After 25 years, I think I'm beginning to feel like a person again-- a real human being. Not a representative or a symbol; not a token or a "diverse" person or "multicultural." I'm not fighting any battles, championing any causes, mentoring "colored people" from various places and at various stages of their student, faculty or staff careers. I don't have to speak for the untenured or for students who have been leveled by the unexpected ravages of racism, sexism or homophobia. I just get to be me, Margaret, whoever that is. I've worn this mantle so long that I'm not quite sure who I am without it. What I do know is that it's been a long time since I've felt so free; even longer since I've had the opportunity to refrain from speaking or entering the fray. That's what my impending retirement has given me. I get to keep the best part of my job--teaching and students--and leave the rest behind.
As I go through each day, I feel the load lighten. I lose the baggage of unkind people and unpleasant relationships. I lose the leeches, who suck the blood and life, and once they've used you up, they move on. I lose those who take and refuse to give in return.
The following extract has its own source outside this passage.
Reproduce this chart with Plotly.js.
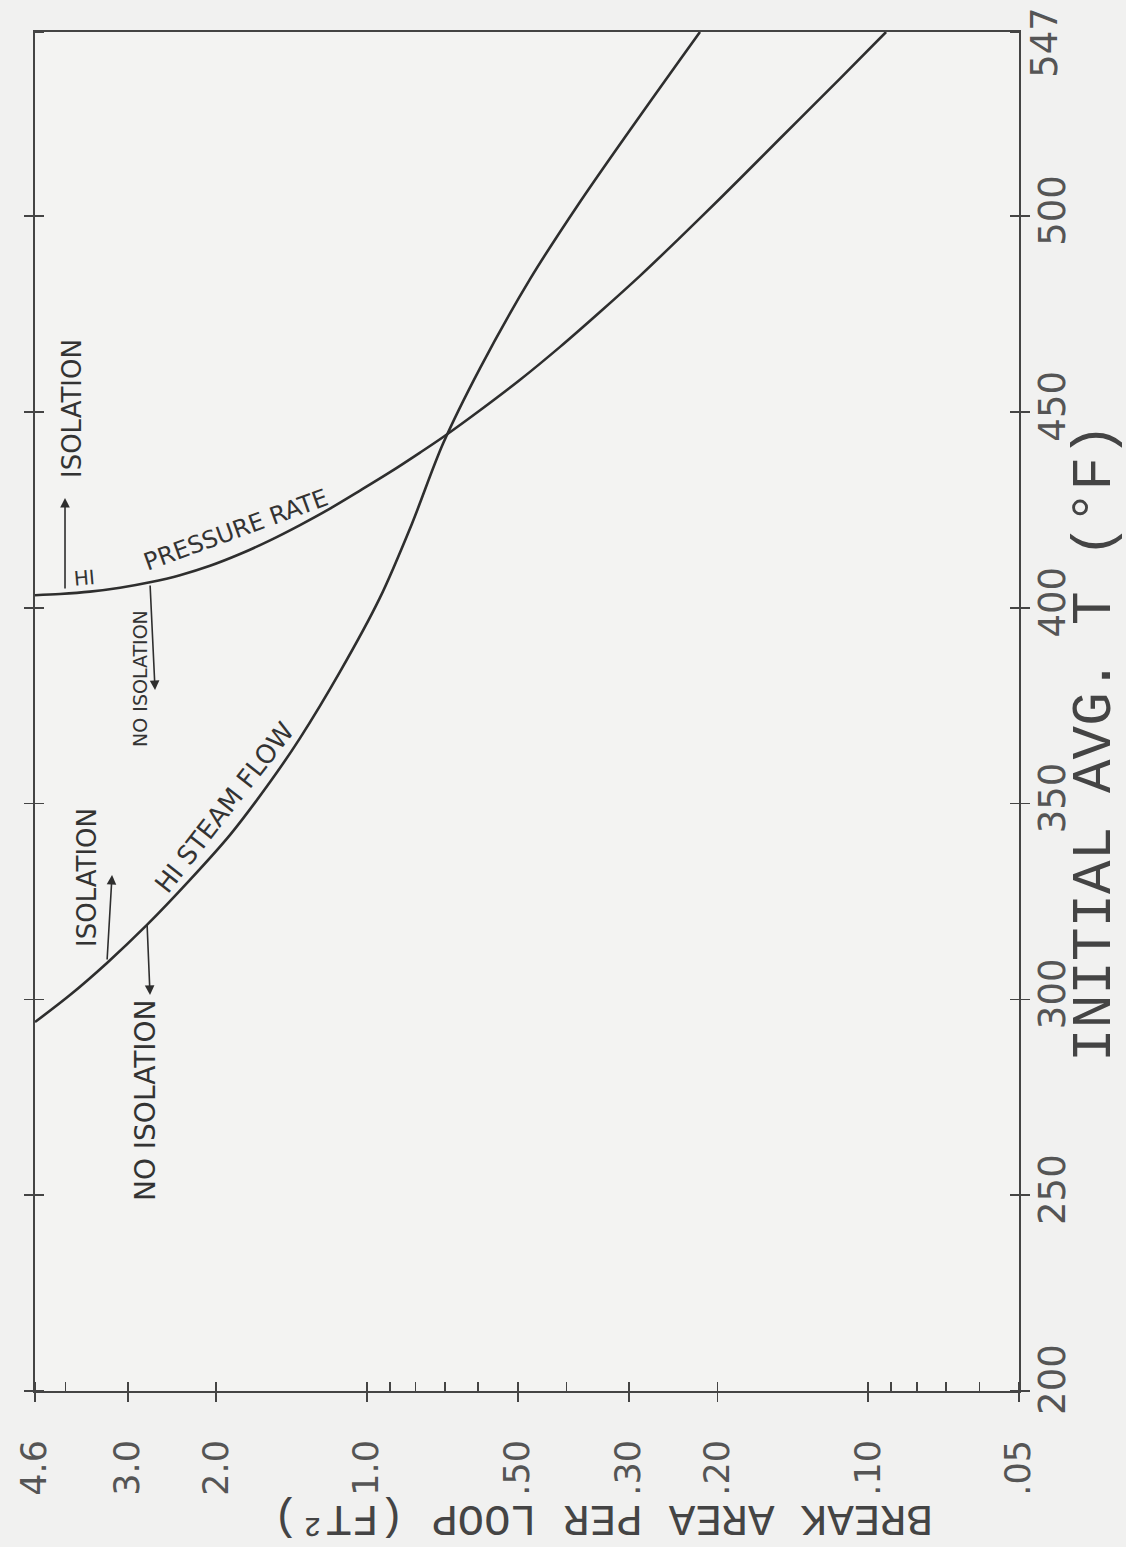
<!DOCTYPE html>
<html>
<head>
<meta charset="utf-8">
<script src="https://cdn.plot.ly/plotly-3.0.1.min.js"></script>
<style>
  html, body { margin: 0; padding: 0; background: #f1f1f0; }
  #chart { width: 1126px; height: 1547px; }
</style>
</head>
<body>
<div id="chart"></div>
<script>
// ---- data ----
// HI PRESSURE RATE boundary: break area per loop (ft^2) vs initial avg T (F)
const pressureArea = [4.60, 4.10, 3.573, 3.112, 2.713, 2.363, 2.058, 1.793, 1.562, 1.361, 1.186, 1.033, 0.900, 0.784, 0.699, 0.595, 0.495, 0.412, 0.343, 0.285, 0.2374, 0.1975, 0.1643, 0.1368, 0.1138, 0.0921];
const pressureTemp = [403.2, 403.5, 404.1, 405.1, 406.5, 408.3, 410.7, 413.7, 417.2, 421.1, 425.3, 429.9, 434.6, 439.6, 443.9, 450.4, 458.2, 466.6, 475.5, 484.8, 494.5, 504.5, 514.7, 524.9, 535.1, 547];
// HI STEAM FLOW boundary
const steamArea = [4.60, 3.917, 3.304, 2.750, 2.257, 1.877, 1.562, 1.361, 1.133, 0.943, 0.814, 0.706, 0.595, 0.473, 0.376, 0.2987, 0.2374, 0.2166];
const steamTemp = [294.2, 301.1, 309.3, 319.0, 330.5, 342.0, 355.5, 366.7, 383.6, 402.5, 421.4, 441.8, 461.2, 483.9, 503.6, 522.0, 539.9, 547];

// axis ticks
const areaTickVals = [4.6, 4, 3, 2, 1, 0.9, 0.8, 0.7, 0.6, 0.5, 0.4, 0.3, 0.2, 0.1, 0.09, 0.08, 0.07, 0.06, 0.05];
const areaTickText = ['4.6', '', '3.0', '2.0', '1.0', '', '', '', '', '.50', '', '.30', '.20', '.10', '', '', '', '', '.05'];
const tempTickVals = [200, 250, 300, 350, 400, 450, 500, 547];
const tempTickText = ['\u00a0200', '250', '300', '350', '400', '450', '500', ''];
const tempTopVals = [547];
const tempTopText = ['547'];
const tempRange = [200, 547];

const ink = '#2e2e2e';
const lineStyle = { color: ink, width: 2.6, shape: 'spline', smoothing: 0.9 };

const traces = [
  { x: pressureArea, y: pressureTemp, yaxis: 'y2', type: 'scatter', mode: 'lines', line: lineStyle, name: 'HI PRESSURE RATE' },
  { x: steamArea, y: steamTemp, type: 'scatter', mode: 'lines', line: lineStyle, name: 'HI STEAM FLOW' }
];

const txt = (size, fam) => ({ family: fam || 'DejaVu Sans, sans-serif', size: size, color: '#333' });
const label = (text, x, y, angle, size) => ({ text: text, xref: 'paper', yref: 'paper', x: x, y: y,
  xanchor: 'center', yanchor: 'middle', showarrow: false, textangle: angle, font: txt(size) });
const arrow = (x, y, ax, ay) => ({ text: '', xref: 'paper', yref: 'paper', x: x, y: y, ax: ax, ay: ay,
  showarrow: true, arrowhead: 2, arrowsize: 1.2, arrowwidth: 1.6, arrowcolor: ink });

const annotations = [
  label('HI', 0.0498, 0.598, -5, 20),
  label('PRESSURE RATE', 0.2043, 0.6336, -20, 24),
  label('ISOLATION', 0.0376, 0.7233, -90, 26),
  arrow(0.0305, 0.6571, 0, 92),
  label('NO ISOLATION', 0.1067, 0.5247, -90, 19),
  arrow(0.122, 0.5158, -5, -106),
  label('ISOLATION', 0.0528, 0.3782, -90, 26),
  arrow(0.0783, 0.3797, -5, 86),
  label('NO ISOLATION', 0.1118, 0.2141, -90, 28),
  arrow(0.1169, 0.2914, -3, -72),
  label('HI STEAM FLOW', 0.1921, 0.429, -52, 26),
  { text: 'INITIAL AVG. T (°F)', xref: 'paper', yref: 'paper', x: 1.0772, y: 0.4776, xanchor: 'center', yanchor: 'middle',
    showarrow: false, textangle: -90, font: { family: 'Liberation Mono, monospace', size: 56, color: '#444' } },
  { text: 'BREAK AREA PER LOOP (FT²)', xref: 'paper', yref: 'paper', x: 0.5772, y: -0.0935, xanchor: 'center', yanchor: 'middle',
    showarrow: false, textangle: 180, font: { family: 'Liberation Mono, monospace', size: 44, color: '#444' } }
];

const tickFontY = { family: 'DejaVu Sans, sans-serif', size: 37, color: '#555' };

const layout = {
  width: 1126, height: 1547,
  margin: { l: 35, r: 107, t: 32, b: 156, pad: 0 },
  paper_bgcolor: '#f1f1f0', plot_bgcolor: '#f3f3f2',
  showlegend: false,
  xaxis: {
    type: 'log',
    range: [Math.log10(4.6), Math.log10(0.05)],
    tickmode: 'array', tickvals: areaTickVals, ticktext: areaTickText,
    ticks: 'outside', ticklen: 9, tickwidth: 1.6, tickcolor: '#444',
    minor: { tickmode: 'array', tickvals: areaTickVals, ticks: 'inside', ticklen: 9, tickwidth: 1.6, tickcolor: '#444' },
    tickangle: -90, ticklabelstandoff: 24,
    tickfont: { family: 'DejaVu Sans, sans-serif', size: 35, color: '#555' },
    showline: true, linecolor: '#444', linewidth: 2, mirror: true,
    showgrid: false, zeroline: false
  },
  yaxis: {
    side: 'right',
    range: tempRange,
    tickmode: 'array', tickvals: tempTickVals, ticktext: tempTickText,
    ticks: 'outside', ticklen: 9, tickwidth: 1.6, tickcolor: '#444',
    minor: { tickmode: 'array', tickvals: tempTickVals, ticks: 'inside', ticklen: 9, tickwidth: 1.6, tickcolor: '#444' },
    tickangle: -90, ticklabelstandoff: -9, ticklabeloverflow: 'allow',
    tickfont: tickFontY,
    showline: true, linecolor: '#444', linewidth: 2, mirror: 'ticks',
    showgrid: false, zeroline: false
  },
  yaxis2: {
    overlaying: 'y', side: 'right', anchor: 'x',
    range: tempRange,
    tickmode: 'array', tickvals: tempTopVals, ticktext: tempTopText,
    ticks: '', showline: false, showgrid: false, zeroline: false,
    tickangle: -90, ticklabelstandoff: 0, ticklabelshift: 16, ticklabeloverflow: 'allow',
    tickfont: tickFontY
  },
  annotations: annotations
};

Plotly.newPlot('chart', traces, layout, { displayModeBar: false, staticPlot: true });
</script>
</body>
</html>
I've gained a beautiful "queer family" that envelops me with love and laughter and caring--men and women who simply enjoy being together, preparing and eating food, loving life. There are days that I feel like Saul, scales falling from my eyes; seeing--really seeing for the first time. I'm finally creating a life here--one that bears little resemblance to what I've experienced for the 11 years I've been here this time.
I'm about to leave for a great adventure--a 4 month voyage on a floating campus. I'm so excited; I'm so scared. I'll miss my family desparately. My partner, Mrs. B., in particular. We've never been apart for longer than 3 weeks, but this is something I need to do. The sea restores and cleanses; it rejuvenates the soul and the spirit. This adventure requires a blog of its own.